А в конце 1986 г. был создан всесоюзный худсовет по АП. Там были Окуджава, Берковский, Никитин, Ким, всего человек 10–12. Городницкий стал председателем совета, Никитин, Ким и я – его заместителями. Появилась возможность что-то организовывать при поддержке властных структур. В 1987 г. Юра Лорес решил создать театр песни. Там были Бережков, Луферов, Кочетков, Анпилов, Капгер, Смогул и я, 8 человек. Мы базировались в ДК им. Зуева на Люсиновской улице и выступали раз в неделю с общим концертом, типа театрального представления, плюс сольные концерты. В 1988 г. семь участников театра песни ушли из него и создали объединение «Первый круг».
Хотя в действительности первым кругом были Берковский, Никитин, Визбор и Сухарев. У них масса коллективных песен, хотя бы «Александра», у которой три автора. Но «Первый круг» стал первым выступать профессионально именно как творческий коллектив. Директором его был Володя Зубрилин, бывший администратор Театра на Таганке, и он устраивал фантастические гастроли. Первый раз выступали в 1988 г. в Ярославле, где мы в филармонии дали 10 концертов. Потом в Иваново, Туле, Душанбе... Люди просто висели на люстрах. Через год приехали опять, с таким же успехом. Я рассказываю это для того, чтобы показать атмосферу того времени. Скажем, в 1986 г. во Дворце спорта ЦСКА состоялось 5 концертов АП. Участвовали и Городницкий, и Кукин, и Митяев, и я, и многие другие барды.
Зал был на 4500 мест, битком набитый. В 1987 г. в Лужниках мы дали 7 концертов – Городницкий, Берковский, Никитин, Егоров, Долина, я... В отношении культуры время было золотое. Журнал «Новый мир» выходил тиражом 2,7 млн. экз., «Знамя» – 2,3 млн. Сейчас у «Нового мира» тираж 6500. Ныне мы живём вне собственного национального и культурного пространства, хотя мы – народ литературный. Начиная с 1991 г., народу стало не до концертов, наш театр распался, и каждый выживал, как мог. Но появились люди, которые любили АП и имели деньги, и они помогли нам в 1992—93 гг. создать «Арбу» – «Ассоциацию российских бардов».

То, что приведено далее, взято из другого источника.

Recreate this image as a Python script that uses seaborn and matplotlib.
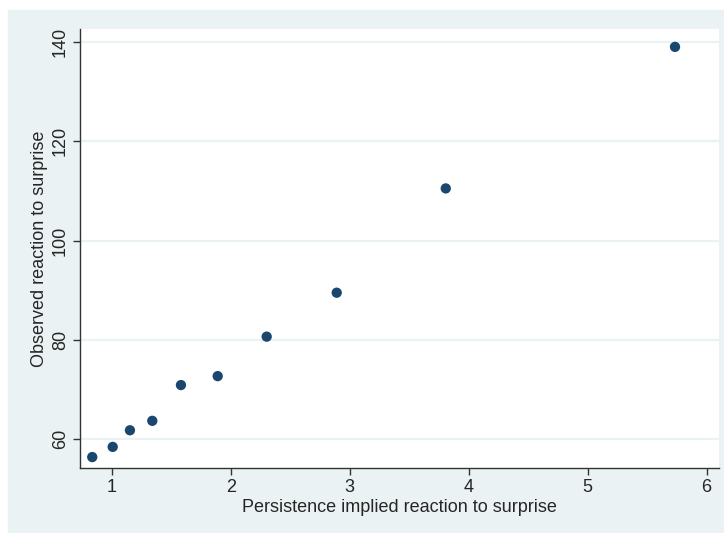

Мы собирались на коллективные посиделки примерно раз в два месяца, задумывали какие-то фестивали, одно время у нас был даже офис на Маяковке. А потом у людей, которые нас поддерживали, деньги кончились. Но официально «Арба» не распущена, и Городницкий остаётся президентом, а я – председателем правления. В 1998 г. возник ставший очень популярным проект «Песни нашего века». Я был в восторге. Все эти песни я знал давно, пел их, пожалуй, больше, чем сами авторы. Впервые я выступил в этом проекте в феврале 2000 г. в концертном зале «Олимпийский». Мы вышли на сцену, и зал взревел. Когда начали петь, половина зала встала, зрители пели вместе с нами. Такое всеобщее ликование меня просто поразило.
Через некоторое время я понял, что мы поём наши общие гимны, пароли, «песни нашей веры», что люди с этими песнями прошли жизнь. Это песни о том главном, что было в душах зрителей. Главное в АП – это искренность, анализу она не поддается. Искренность – это то, без чего человек ни существовать, ни развиваться не может. Недаром древние говорили: «Искренность – путь неба». Литературная песня – это единственный путь к словесности, к литературе. Если ребёнок с детства слушает песни Никитина, Берковского, Окуджавы, он неизбежно запоминает их и в дальнейшем будет понимать русскую поэзию, ибо «мой родовой язык – язык певца» (Ганс Гадамер, немецкий философ ХХ века). Если же в его сознании запечатлевается попса, то после неё русская литература для него уже закрыта.
А ведь взлёты всех цивилизаций начинались с поэтической песни. Древнегреческая поэзия была АП. Базой для Возрождения тоже была АП – трубадуры, труверы, миннезингеры… Ни один другой жанр, кроме АП, так активно не осваивает русскую и мировую поэзию. Песню человек присваивает, объясняется ею сам с собой. На песне лежат основные функции воспитания. Даже слова «гимназия» и «лицей» связаны с песней – «гимн» и «лик», то есть хор. У нас есть всё для возрождения, нужно только коллективное осмысление этого песенного феномена. Поэтому сейчас я почти не выступаю с концертами, а читаю лекции на тему «Русская поэзия как русская цивилизация». В научных кругах это называется «Теория текста», и я продолжаю работать над этой темой.